На разъезде с одного бала Геккерен, подавая руку жене своей, громко сказал, так что Пушкин слышал: Allons, ma legitime (Пойдем, моя законная)!
В свое время мне рассказывали, что поводом (к последнему вызову Пушкиным Геккерена) послужило слово, которое Геккерн бросил на одном большом вечере, где все они присутствовали; там находился буфет, и Геккерн, взяв тарелку с фруктами, будто бы сказал, напирая на последнее слово: «это для моей законной».
Слово это, переданное Пушкину с разъяснениями, и явилось той каплей, которая переполнила чашу.

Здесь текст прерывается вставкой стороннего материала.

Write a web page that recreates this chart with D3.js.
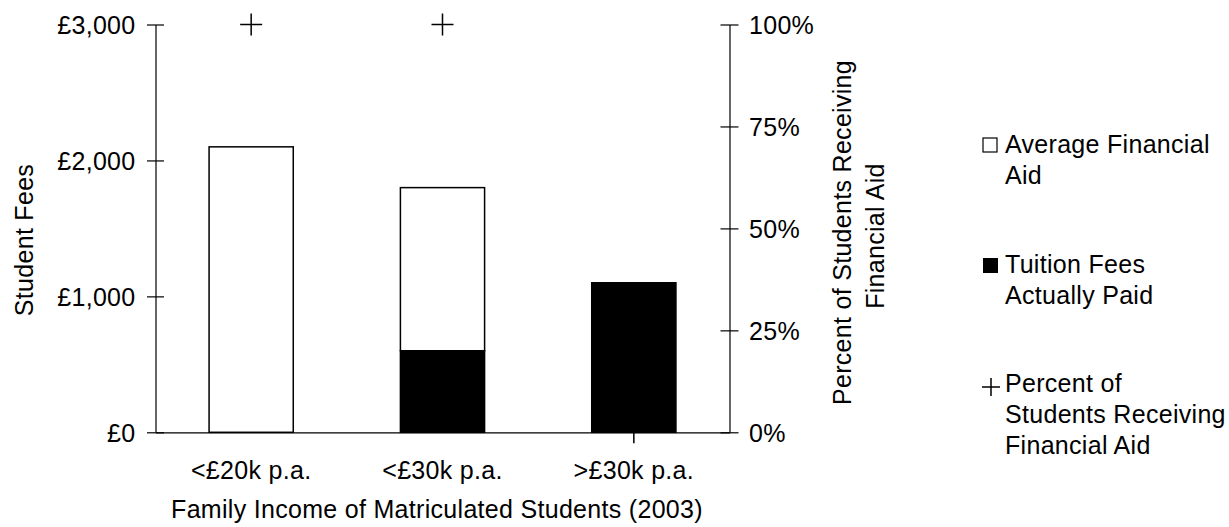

На одном вечере Геккерен, по обыкновению, сидел подле Пушкиной и забавлял ее собою. Вдруг муж, издали следивший за ними, заметил, что она вздрогнула. Он немедленно увез ее домой и дорогою узнал от нее, что Геккерен, говоря о том, что у него был мозольный оператор, тот самый, который обрезывал мозоли Наталье Николаевне, прибавил: il m'a dit que le cor de madame Pouchkine est plus beau que le mien [182] . Пушкин сам передавал об этой наглости княгине Вяземской.
182
Непереводимая игра слов, основанная на созвучии: «cor» – мозоль, «corps» – тело. Буквально: «он мне сказал, что мозоль (тело) жены Пушкина прекраснее, чем моей» (фр). – Прим. ред.
Бал у Воронцовых, где, говорят, Геккерен был сильно занят г-жей Пушкиной, еще увеличил его раздражение. Жена передала ему остроту Геккерена, на которую Пушкин намекал в письме к Геккерену-отцу, по поводу армейских острот. У обеих сестер был общий мозольный оператор, и Геккерен сказал г-же Пушкиной, встретив ее на вечере: «je sais maintenant que votre cor est plus beau, que celui de ma femme!» [183] . Вся эта болтовня, все эти мелочи растравляли рану Пушкина.
183
Буквально: «я теперь знаю, что у вас мозоль красивее, чем у моей – жены».